Lines containing "this" are to be counted. Report the count alone.

** START Given records **

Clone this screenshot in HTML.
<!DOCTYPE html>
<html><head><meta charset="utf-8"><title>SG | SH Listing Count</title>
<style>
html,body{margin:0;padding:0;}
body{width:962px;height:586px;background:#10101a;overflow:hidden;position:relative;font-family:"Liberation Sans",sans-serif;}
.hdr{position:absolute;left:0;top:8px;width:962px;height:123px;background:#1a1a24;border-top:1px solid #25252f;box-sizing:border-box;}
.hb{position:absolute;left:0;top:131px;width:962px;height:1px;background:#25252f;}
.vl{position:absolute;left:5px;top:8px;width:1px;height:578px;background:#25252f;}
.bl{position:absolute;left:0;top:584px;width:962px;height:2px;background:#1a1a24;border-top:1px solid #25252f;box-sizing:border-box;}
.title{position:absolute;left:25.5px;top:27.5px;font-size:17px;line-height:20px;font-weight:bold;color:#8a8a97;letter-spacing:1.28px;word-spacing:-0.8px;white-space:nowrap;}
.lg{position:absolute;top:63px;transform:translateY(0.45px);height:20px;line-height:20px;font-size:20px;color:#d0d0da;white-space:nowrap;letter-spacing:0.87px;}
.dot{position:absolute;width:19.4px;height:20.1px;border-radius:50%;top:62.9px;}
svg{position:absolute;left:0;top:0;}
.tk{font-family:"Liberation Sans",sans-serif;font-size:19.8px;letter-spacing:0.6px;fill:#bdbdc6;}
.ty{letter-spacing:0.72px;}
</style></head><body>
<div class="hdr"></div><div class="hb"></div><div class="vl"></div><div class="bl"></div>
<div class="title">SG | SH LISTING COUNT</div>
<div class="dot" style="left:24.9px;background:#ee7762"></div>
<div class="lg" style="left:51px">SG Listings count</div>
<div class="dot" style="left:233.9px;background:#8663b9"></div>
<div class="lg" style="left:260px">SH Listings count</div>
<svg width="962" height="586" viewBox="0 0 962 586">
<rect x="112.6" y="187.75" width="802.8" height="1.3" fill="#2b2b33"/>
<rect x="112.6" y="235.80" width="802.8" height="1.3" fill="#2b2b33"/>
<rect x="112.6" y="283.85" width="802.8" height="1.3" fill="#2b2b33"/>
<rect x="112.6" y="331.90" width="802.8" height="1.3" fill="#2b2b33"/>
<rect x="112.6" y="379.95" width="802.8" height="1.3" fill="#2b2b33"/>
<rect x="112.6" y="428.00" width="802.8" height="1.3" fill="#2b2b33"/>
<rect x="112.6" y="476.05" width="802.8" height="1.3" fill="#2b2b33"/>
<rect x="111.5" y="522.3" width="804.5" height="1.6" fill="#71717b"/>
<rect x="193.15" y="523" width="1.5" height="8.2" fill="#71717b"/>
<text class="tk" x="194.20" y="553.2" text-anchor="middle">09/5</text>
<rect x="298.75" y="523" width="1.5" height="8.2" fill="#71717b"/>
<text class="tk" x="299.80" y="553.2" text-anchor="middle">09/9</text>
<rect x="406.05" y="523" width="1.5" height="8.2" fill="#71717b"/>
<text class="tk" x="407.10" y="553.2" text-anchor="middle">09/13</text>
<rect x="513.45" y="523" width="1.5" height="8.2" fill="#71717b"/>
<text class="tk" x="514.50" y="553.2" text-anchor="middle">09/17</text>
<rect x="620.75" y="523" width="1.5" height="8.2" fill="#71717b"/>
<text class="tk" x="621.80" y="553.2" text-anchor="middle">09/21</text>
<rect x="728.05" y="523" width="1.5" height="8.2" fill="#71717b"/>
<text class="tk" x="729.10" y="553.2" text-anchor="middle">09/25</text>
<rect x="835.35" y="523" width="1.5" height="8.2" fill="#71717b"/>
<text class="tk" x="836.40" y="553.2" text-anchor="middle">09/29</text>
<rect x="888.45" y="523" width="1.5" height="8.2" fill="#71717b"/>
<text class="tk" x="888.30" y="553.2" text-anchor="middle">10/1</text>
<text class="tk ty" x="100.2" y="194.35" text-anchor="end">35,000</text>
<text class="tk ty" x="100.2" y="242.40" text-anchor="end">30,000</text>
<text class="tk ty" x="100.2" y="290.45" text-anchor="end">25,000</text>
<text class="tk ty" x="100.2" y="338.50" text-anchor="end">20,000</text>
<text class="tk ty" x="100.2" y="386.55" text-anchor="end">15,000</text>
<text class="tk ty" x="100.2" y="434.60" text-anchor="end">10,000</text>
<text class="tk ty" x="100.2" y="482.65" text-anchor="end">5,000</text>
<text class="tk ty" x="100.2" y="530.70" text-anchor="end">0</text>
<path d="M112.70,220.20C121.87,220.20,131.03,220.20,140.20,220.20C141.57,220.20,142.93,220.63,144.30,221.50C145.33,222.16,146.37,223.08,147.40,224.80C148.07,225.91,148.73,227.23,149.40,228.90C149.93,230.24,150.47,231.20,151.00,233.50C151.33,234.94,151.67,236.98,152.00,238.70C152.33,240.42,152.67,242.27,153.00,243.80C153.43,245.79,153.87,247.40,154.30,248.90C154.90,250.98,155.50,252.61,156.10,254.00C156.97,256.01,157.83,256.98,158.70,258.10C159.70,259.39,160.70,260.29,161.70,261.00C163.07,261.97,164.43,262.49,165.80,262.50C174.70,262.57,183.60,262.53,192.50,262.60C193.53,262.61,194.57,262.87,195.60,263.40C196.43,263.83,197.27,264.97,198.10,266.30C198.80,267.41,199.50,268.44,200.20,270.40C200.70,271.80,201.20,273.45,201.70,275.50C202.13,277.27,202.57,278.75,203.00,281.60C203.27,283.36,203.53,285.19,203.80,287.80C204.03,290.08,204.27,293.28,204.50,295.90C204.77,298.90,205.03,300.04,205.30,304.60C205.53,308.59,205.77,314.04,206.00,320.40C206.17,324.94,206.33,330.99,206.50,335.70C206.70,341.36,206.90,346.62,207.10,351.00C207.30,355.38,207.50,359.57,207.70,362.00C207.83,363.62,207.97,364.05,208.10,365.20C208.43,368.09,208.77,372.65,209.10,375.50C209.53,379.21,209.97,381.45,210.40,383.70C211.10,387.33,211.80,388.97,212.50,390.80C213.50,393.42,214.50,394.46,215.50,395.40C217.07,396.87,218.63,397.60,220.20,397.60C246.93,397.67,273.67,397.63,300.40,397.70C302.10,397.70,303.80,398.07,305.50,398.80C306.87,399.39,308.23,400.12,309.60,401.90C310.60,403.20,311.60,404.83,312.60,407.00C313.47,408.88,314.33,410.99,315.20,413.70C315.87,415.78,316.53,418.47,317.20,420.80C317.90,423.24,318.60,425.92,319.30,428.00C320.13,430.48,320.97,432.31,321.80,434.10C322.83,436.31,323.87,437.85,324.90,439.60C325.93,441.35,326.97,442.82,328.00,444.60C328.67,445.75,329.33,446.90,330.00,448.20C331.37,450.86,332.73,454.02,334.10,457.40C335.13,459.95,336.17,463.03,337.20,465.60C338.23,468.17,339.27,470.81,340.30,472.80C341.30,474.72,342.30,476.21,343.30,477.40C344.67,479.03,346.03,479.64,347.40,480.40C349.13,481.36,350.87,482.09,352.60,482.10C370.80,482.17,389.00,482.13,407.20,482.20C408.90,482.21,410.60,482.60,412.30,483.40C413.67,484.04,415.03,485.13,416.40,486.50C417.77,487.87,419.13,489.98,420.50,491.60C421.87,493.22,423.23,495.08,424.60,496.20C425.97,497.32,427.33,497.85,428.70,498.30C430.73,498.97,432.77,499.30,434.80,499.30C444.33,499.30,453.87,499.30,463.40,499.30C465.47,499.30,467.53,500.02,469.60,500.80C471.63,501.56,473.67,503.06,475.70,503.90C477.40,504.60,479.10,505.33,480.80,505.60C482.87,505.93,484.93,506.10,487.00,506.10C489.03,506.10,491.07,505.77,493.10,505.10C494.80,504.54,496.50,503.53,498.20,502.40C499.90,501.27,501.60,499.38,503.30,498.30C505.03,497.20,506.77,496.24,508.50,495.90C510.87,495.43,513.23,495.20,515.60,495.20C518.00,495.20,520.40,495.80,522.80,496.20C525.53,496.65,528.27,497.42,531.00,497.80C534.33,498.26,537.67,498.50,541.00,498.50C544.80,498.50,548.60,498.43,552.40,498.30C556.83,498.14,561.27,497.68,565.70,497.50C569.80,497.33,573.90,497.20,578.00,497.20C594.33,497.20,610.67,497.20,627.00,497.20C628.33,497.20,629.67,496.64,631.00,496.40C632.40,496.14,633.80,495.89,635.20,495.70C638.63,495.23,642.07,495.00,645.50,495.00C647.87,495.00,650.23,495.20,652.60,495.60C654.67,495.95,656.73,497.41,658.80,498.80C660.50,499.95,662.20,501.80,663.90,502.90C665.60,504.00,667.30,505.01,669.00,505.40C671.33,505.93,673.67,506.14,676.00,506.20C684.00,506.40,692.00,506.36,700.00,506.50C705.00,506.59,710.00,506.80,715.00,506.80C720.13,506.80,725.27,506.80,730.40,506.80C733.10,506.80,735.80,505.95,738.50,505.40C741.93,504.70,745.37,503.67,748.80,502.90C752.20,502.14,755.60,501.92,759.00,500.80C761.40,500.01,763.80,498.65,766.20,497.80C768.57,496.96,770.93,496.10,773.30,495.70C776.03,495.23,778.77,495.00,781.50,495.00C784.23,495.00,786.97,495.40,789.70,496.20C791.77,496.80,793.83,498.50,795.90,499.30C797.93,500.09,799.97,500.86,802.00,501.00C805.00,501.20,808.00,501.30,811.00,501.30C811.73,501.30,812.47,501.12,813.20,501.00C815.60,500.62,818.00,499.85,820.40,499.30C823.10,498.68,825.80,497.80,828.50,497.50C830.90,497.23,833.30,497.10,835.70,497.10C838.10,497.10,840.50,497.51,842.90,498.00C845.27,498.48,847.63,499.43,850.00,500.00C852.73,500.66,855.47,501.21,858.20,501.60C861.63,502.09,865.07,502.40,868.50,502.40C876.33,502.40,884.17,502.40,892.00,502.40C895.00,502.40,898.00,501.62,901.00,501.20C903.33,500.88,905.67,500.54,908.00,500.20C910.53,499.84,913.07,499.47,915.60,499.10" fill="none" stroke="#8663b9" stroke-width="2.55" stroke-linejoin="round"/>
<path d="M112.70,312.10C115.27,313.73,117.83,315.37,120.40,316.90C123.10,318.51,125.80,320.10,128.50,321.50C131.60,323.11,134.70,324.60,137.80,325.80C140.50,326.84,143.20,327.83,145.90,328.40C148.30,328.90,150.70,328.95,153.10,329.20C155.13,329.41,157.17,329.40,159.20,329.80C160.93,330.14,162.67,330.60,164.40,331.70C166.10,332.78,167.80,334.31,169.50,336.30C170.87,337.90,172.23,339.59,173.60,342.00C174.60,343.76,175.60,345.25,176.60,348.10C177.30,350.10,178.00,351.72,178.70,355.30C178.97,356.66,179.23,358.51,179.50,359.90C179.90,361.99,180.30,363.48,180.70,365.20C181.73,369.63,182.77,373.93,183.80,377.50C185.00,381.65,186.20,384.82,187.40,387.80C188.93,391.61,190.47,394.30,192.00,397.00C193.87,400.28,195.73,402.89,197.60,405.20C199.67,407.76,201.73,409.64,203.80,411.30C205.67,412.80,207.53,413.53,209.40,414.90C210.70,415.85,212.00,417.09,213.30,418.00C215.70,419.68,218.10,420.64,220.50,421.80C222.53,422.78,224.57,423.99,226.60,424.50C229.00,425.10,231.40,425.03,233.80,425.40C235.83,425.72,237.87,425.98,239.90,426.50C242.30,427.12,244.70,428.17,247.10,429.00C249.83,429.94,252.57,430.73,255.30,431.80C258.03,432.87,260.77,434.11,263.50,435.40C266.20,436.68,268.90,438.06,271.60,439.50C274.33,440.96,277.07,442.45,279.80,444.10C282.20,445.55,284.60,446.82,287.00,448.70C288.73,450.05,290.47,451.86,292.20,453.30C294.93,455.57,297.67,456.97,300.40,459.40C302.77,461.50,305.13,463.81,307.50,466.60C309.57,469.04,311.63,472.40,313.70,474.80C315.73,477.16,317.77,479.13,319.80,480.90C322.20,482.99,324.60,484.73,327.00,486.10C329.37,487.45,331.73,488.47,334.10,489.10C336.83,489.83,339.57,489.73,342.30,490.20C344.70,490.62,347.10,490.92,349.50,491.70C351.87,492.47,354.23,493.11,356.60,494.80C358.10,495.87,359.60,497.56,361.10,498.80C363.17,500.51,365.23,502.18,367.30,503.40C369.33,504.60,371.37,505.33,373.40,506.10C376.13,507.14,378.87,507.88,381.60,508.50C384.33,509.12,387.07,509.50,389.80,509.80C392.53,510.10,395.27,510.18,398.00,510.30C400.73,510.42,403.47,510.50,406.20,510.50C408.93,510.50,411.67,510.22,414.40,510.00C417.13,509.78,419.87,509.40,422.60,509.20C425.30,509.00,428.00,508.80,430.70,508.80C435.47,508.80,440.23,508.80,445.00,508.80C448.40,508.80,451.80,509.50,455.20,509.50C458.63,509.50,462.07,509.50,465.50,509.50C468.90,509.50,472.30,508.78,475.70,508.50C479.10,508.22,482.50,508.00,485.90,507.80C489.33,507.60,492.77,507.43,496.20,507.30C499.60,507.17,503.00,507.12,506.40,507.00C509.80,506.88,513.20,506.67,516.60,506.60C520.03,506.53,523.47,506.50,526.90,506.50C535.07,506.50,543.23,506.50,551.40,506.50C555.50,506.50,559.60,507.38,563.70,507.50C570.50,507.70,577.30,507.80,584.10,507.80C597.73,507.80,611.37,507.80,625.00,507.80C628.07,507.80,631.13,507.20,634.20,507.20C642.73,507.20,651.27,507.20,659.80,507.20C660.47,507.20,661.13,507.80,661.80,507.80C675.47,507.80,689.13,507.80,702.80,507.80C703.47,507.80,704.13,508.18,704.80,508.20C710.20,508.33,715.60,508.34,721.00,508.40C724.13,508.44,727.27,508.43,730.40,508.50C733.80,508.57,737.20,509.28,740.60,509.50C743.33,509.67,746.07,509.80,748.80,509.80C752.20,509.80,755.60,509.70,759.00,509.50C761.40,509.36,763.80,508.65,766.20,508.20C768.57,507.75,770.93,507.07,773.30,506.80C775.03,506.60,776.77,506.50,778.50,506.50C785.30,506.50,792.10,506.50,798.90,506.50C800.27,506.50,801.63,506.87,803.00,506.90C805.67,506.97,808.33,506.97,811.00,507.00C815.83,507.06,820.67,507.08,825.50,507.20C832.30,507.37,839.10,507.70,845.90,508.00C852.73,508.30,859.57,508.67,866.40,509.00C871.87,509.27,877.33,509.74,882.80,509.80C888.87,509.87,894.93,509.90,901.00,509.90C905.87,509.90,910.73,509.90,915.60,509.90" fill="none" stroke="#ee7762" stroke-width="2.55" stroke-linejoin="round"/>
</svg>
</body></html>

** END Given records **
** START Given records **

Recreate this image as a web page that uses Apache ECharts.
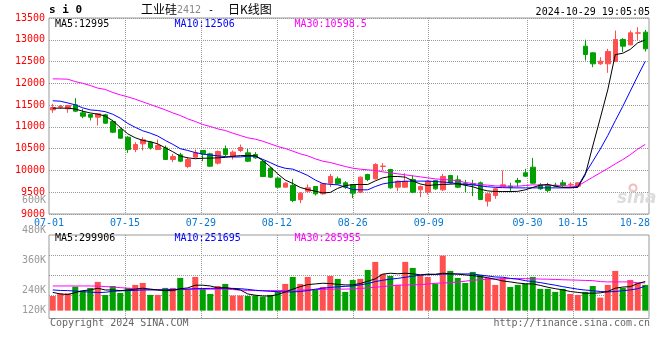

** END Given records **

- [Task response] 2